======== Source data

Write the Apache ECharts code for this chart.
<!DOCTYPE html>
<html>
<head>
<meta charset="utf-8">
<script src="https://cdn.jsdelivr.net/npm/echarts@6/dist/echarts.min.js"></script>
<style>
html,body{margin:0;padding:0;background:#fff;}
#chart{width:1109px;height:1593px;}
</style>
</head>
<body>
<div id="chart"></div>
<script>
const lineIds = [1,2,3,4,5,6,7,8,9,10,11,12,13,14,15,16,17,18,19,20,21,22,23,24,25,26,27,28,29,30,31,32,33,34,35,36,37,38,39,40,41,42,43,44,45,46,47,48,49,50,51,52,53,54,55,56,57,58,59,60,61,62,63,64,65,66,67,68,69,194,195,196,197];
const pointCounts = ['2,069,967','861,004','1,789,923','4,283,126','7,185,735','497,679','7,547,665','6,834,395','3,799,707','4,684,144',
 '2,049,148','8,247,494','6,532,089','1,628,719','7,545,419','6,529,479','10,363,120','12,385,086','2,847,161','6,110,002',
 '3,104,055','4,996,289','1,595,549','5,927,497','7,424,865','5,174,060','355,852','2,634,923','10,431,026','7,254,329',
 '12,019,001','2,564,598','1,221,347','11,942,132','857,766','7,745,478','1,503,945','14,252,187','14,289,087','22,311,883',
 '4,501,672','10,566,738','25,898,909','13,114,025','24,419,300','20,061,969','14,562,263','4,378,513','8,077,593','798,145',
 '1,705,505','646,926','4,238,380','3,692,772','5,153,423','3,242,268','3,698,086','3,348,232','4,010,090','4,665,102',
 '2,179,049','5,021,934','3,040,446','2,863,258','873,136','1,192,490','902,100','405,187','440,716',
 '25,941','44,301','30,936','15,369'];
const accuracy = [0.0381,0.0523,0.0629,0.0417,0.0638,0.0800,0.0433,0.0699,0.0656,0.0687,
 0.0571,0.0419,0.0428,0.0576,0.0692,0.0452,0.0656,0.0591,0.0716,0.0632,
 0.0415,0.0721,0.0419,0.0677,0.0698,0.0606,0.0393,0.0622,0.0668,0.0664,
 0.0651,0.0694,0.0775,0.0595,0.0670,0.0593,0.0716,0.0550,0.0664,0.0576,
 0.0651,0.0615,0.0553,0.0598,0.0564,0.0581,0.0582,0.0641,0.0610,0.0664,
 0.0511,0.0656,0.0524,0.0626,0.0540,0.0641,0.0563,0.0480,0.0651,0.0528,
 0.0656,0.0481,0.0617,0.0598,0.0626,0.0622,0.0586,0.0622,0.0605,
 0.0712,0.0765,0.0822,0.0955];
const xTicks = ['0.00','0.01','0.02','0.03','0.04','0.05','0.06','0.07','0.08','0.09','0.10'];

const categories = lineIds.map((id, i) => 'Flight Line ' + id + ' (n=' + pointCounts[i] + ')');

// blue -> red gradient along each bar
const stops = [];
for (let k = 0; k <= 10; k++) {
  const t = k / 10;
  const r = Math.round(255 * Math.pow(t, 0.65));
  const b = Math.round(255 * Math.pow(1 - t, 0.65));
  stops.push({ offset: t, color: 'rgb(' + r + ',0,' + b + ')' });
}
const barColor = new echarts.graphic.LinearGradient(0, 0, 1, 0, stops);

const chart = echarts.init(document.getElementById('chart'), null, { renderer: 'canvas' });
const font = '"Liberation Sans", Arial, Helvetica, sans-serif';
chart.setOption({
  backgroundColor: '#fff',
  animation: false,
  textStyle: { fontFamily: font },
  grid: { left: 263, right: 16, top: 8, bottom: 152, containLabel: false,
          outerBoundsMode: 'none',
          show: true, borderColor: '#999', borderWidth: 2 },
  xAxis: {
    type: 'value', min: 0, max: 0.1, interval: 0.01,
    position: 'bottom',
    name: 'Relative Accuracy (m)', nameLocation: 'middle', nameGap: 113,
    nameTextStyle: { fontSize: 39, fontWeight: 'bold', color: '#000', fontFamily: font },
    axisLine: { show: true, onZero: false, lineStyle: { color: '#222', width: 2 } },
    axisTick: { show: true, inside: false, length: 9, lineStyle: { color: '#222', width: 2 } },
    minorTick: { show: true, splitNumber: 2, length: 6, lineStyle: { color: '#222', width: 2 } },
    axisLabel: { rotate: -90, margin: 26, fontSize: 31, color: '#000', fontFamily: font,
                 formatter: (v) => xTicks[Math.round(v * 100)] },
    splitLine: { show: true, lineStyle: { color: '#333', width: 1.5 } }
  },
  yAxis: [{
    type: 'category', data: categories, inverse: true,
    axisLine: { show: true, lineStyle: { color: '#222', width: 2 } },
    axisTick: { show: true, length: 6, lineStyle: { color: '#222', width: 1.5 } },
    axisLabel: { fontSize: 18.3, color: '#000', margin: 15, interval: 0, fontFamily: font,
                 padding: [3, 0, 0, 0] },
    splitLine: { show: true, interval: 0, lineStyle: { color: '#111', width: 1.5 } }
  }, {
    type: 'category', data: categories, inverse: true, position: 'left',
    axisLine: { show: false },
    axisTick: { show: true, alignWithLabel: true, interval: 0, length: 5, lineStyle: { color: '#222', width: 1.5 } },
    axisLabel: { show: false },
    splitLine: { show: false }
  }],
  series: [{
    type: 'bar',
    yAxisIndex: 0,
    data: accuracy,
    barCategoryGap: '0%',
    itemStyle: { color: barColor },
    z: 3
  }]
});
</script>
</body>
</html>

================
======== Source data

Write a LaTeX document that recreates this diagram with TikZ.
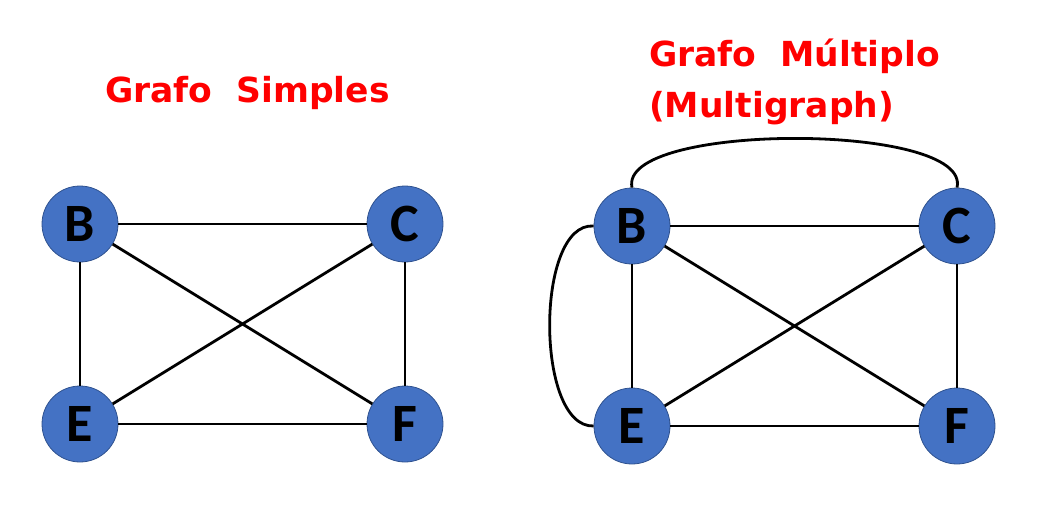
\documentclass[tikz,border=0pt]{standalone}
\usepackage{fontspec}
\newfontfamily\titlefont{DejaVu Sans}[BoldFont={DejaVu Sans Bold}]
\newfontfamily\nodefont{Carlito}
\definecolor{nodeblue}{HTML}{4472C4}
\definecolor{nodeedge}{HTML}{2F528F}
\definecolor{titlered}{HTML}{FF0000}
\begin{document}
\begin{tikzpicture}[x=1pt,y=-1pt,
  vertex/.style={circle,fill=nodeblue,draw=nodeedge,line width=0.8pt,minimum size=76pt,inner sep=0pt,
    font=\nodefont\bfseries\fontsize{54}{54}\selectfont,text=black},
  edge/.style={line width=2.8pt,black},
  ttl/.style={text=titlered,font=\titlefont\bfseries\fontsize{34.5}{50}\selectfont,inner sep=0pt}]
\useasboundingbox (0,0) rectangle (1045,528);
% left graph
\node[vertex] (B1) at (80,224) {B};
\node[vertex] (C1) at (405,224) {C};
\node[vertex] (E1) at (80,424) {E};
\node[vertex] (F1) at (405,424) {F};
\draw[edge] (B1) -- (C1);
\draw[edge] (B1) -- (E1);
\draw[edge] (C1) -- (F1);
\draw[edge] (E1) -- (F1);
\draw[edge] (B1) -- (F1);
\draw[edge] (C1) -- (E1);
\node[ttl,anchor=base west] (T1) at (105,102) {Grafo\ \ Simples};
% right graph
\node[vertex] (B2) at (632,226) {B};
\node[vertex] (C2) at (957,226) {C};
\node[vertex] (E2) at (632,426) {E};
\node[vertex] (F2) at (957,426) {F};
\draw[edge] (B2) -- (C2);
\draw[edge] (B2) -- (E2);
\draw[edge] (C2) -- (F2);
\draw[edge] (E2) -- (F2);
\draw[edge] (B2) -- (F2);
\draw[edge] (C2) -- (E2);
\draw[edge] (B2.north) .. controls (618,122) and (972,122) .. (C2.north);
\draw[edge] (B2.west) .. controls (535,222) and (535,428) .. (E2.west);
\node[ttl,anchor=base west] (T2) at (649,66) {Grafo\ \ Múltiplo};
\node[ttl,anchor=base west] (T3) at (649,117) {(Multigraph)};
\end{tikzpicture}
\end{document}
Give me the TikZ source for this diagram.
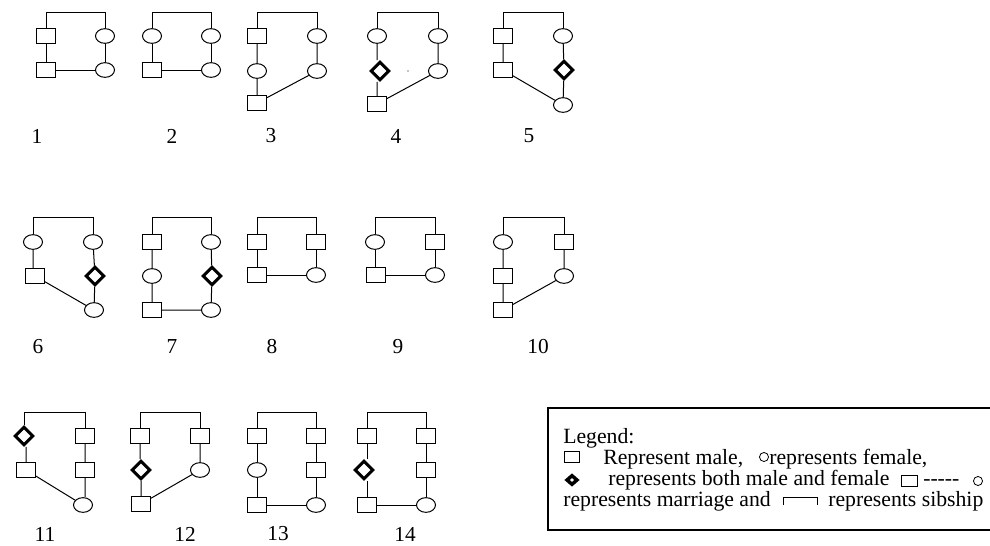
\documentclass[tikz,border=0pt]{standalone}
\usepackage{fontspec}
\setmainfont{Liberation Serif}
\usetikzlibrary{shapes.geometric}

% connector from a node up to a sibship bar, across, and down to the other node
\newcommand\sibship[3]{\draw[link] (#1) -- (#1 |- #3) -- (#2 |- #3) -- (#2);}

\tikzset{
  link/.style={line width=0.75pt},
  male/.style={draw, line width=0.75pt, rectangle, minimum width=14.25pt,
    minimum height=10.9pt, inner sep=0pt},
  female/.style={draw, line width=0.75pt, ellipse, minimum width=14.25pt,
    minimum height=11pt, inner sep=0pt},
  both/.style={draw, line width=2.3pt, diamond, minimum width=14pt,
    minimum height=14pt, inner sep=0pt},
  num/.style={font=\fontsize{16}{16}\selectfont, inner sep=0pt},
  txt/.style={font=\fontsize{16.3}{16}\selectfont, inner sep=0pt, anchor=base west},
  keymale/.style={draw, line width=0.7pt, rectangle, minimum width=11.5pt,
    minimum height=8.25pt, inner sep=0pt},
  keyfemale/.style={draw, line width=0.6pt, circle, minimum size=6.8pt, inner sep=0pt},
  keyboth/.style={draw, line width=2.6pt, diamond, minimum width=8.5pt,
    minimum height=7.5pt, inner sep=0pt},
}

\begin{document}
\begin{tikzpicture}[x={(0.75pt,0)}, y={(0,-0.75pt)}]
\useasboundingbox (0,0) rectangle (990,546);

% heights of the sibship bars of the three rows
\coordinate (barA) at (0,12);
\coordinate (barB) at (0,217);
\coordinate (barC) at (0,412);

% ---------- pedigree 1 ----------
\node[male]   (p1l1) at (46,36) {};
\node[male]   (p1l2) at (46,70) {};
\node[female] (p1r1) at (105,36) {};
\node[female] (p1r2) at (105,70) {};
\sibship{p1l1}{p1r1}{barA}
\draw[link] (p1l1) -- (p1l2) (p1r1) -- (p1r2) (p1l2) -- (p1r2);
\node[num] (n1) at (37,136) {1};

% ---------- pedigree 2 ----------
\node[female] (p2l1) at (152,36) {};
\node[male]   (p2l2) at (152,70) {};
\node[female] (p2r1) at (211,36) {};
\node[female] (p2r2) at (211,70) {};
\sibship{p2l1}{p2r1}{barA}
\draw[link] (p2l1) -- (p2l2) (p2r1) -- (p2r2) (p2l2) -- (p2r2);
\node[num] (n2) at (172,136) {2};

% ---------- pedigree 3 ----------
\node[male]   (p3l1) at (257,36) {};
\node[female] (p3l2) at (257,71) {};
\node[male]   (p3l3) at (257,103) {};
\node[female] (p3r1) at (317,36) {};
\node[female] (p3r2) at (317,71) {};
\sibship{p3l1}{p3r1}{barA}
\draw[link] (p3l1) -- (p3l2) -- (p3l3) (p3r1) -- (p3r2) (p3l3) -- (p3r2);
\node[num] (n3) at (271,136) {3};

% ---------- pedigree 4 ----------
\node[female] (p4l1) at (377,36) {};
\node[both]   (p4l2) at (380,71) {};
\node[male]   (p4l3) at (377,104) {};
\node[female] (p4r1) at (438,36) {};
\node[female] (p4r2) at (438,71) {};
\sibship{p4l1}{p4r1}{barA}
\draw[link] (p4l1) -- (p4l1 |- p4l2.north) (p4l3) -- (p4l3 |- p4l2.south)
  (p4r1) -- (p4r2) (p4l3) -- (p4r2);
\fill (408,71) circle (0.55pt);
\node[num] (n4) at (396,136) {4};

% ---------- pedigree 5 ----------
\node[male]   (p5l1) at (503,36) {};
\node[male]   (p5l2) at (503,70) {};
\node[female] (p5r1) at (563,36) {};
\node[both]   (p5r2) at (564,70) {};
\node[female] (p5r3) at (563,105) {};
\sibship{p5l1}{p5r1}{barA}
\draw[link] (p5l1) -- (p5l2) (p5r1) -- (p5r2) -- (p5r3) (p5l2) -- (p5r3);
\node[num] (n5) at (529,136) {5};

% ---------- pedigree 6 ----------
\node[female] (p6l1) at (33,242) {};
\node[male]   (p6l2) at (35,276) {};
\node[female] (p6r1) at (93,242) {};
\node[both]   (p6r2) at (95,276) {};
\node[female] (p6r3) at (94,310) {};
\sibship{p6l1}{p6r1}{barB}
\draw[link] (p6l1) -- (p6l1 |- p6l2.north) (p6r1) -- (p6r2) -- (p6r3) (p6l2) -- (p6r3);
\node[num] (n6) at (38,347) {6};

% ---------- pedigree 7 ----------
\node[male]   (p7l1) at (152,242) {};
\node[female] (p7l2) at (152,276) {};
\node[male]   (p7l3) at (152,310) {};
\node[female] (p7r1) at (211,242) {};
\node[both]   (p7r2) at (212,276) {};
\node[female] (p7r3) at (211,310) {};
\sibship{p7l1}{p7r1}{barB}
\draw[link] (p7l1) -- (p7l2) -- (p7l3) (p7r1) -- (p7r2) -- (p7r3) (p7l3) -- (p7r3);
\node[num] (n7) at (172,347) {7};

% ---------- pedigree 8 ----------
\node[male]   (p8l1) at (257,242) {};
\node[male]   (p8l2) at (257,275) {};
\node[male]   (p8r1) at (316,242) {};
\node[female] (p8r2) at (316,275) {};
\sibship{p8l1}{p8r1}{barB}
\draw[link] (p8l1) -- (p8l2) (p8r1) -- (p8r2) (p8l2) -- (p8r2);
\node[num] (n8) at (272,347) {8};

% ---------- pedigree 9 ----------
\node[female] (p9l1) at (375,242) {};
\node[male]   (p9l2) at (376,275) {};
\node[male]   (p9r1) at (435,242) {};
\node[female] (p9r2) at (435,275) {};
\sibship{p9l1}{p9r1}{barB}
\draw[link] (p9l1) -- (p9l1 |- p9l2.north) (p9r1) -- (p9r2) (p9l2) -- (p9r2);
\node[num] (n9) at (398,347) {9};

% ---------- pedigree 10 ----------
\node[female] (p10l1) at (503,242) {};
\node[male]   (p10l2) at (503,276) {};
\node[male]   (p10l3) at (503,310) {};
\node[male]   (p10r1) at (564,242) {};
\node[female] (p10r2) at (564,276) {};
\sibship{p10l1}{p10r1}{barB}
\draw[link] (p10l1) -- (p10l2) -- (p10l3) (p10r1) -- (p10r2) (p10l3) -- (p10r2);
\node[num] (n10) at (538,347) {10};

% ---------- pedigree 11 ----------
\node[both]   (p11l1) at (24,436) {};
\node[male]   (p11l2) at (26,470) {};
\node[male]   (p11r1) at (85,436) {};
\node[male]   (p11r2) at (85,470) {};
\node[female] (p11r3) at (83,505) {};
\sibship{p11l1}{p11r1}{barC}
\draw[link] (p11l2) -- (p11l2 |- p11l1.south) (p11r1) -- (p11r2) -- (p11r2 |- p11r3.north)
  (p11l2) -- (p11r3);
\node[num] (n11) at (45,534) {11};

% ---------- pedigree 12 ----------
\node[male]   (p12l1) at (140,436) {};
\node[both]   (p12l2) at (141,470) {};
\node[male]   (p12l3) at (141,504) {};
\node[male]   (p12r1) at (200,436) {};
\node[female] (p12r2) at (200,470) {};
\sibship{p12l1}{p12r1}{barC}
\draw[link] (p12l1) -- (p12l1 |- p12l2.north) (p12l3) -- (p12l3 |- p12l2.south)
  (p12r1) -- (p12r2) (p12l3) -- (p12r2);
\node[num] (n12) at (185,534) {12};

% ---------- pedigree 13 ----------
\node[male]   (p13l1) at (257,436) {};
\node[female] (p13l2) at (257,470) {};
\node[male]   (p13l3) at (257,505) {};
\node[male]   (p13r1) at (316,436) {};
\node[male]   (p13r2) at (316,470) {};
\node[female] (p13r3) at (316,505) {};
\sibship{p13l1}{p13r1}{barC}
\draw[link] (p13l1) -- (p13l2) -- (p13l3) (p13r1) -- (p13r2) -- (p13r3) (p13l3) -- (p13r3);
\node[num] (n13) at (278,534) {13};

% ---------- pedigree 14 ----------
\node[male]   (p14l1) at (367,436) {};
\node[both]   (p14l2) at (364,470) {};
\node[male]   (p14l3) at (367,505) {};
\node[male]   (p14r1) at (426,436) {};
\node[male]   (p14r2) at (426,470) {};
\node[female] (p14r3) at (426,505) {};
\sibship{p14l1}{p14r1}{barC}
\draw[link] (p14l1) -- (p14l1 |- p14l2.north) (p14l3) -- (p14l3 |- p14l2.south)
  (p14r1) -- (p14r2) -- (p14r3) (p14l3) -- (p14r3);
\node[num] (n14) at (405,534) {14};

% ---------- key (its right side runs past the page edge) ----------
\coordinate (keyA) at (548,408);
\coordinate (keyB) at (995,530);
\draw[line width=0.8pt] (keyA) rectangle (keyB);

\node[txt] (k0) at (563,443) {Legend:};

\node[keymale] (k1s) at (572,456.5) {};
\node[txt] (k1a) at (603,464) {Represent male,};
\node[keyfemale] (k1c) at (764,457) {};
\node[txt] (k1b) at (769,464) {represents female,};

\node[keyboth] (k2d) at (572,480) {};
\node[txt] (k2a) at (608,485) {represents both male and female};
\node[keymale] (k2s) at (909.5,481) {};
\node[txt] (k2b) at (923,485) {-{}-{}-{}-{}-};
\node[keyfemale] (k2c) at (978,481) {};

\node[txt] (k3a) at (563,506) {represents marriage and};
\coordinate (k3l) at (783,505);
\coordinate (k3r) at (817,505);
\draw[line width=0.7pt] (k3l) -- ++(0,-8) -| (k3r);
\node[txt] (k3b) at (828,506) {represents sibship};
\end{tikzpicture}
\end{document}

================

What to work on: Copy whichever lines in the listing above contain the word "this".

Response:
Write the Apache ECharts code for this chart.
Write a LaTeX document that recreates this diagram with TikZ.
Give me the TikZ source for this diagram.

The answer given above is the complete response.